The White House is putting on a brave face regarding Putin's expected return to the presidency. National Security Council spokesman Tommy Vietor said that “the reset has always been about national interests and not individual personalities.” This may be true, but it was also clear that the administration and the State Department preferred dealing with President Medvedev, he being seen as more pragmatic and reform-minded. The US also believed that it might even wean Medvedev from Putin's control.

In truth, as the Guardian points out, this was wishful thinking:

Over the past four years Medvedev has done nothing to dispel the impression that he is anything other than a useful seatwarmer, his time in the Kremlin a legalistic blip in an epoch of endless Putin rule.

If anything, the orchestrated announcement that Putin would be a candidate for president shows that it was always Putin in the driver's seat and Medvedev a very junior partner in their "tandem" governing arrangement.

Obama's priorities with Russia -- another nuclear arms treaty and trade liberalization -- will become much more difficult with Putin in charge. The future Russian president has shown little appetite for more arms reductions and is leaning toward more protectionism.

There isn't much the US can offer to aid in the reset and Putin knows it. We need Russia more than Russia need the US - at present. That may change in a few years, but Russia's limited cooperation at the UN in sanctioning Iran for its nuclear program (despite resisting any sanctions that would truly bite), and Moscow's help in moving supplies into Afghanistan, as well as its status as a major player in the Middle East, are important components of US foreign policy.

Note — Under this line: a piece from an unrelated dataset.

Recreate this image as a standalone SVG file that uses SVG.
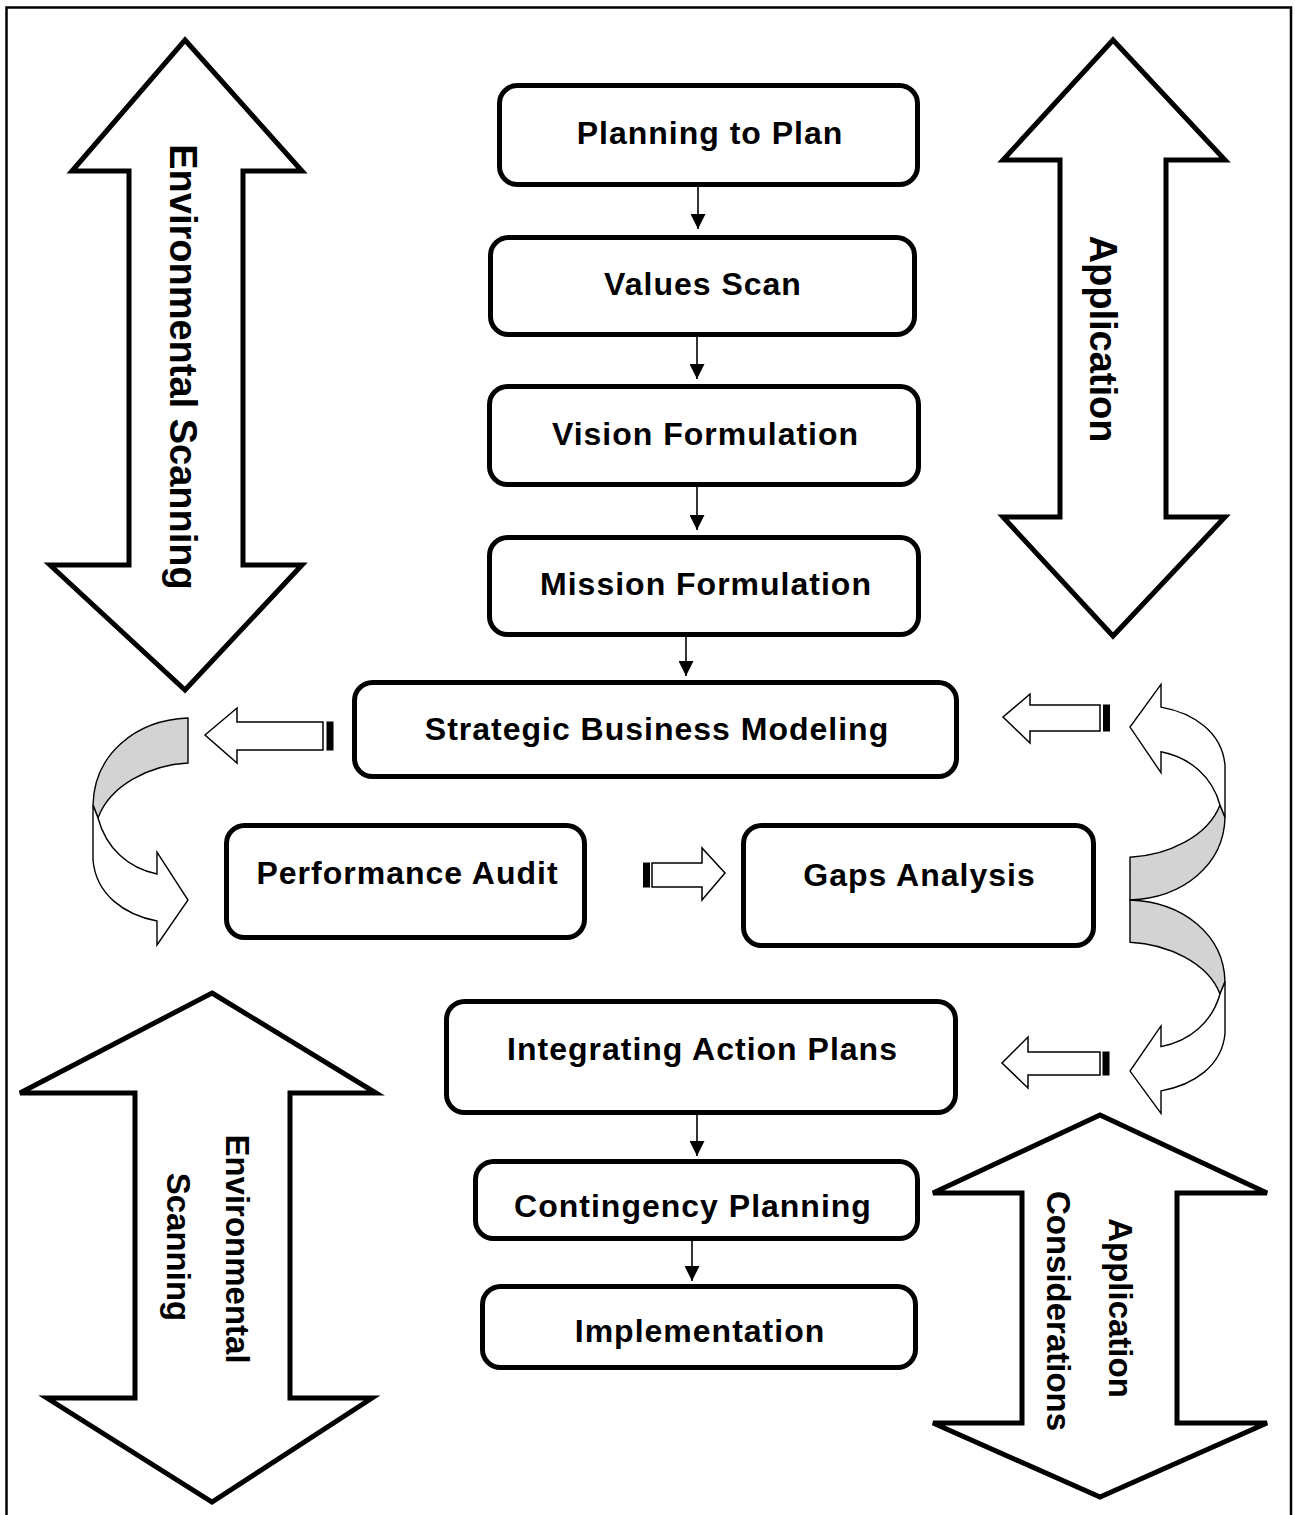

For our part, we have offered to sponsor Russia's application to the World Trade Organization -- a group that Putin harbors a dim view. And, most dear to Putin, our acknowledgment that Russia is every bit as important as the United States in world affairs.

Abrasive, sarcastic, even cruel in his public comments about America and the West, Vladimir Putin will bring back a more autocratic rule as well as a more independent foreign policy as president. If a Republican is elected in 2012, it is hoped that a more realistic and hard-headed approach toward Russia by the US that will result in a more balanced relationship would be forthcoming.

That being the case, if Vladimir Putin wants respect, he's going to have to earn it.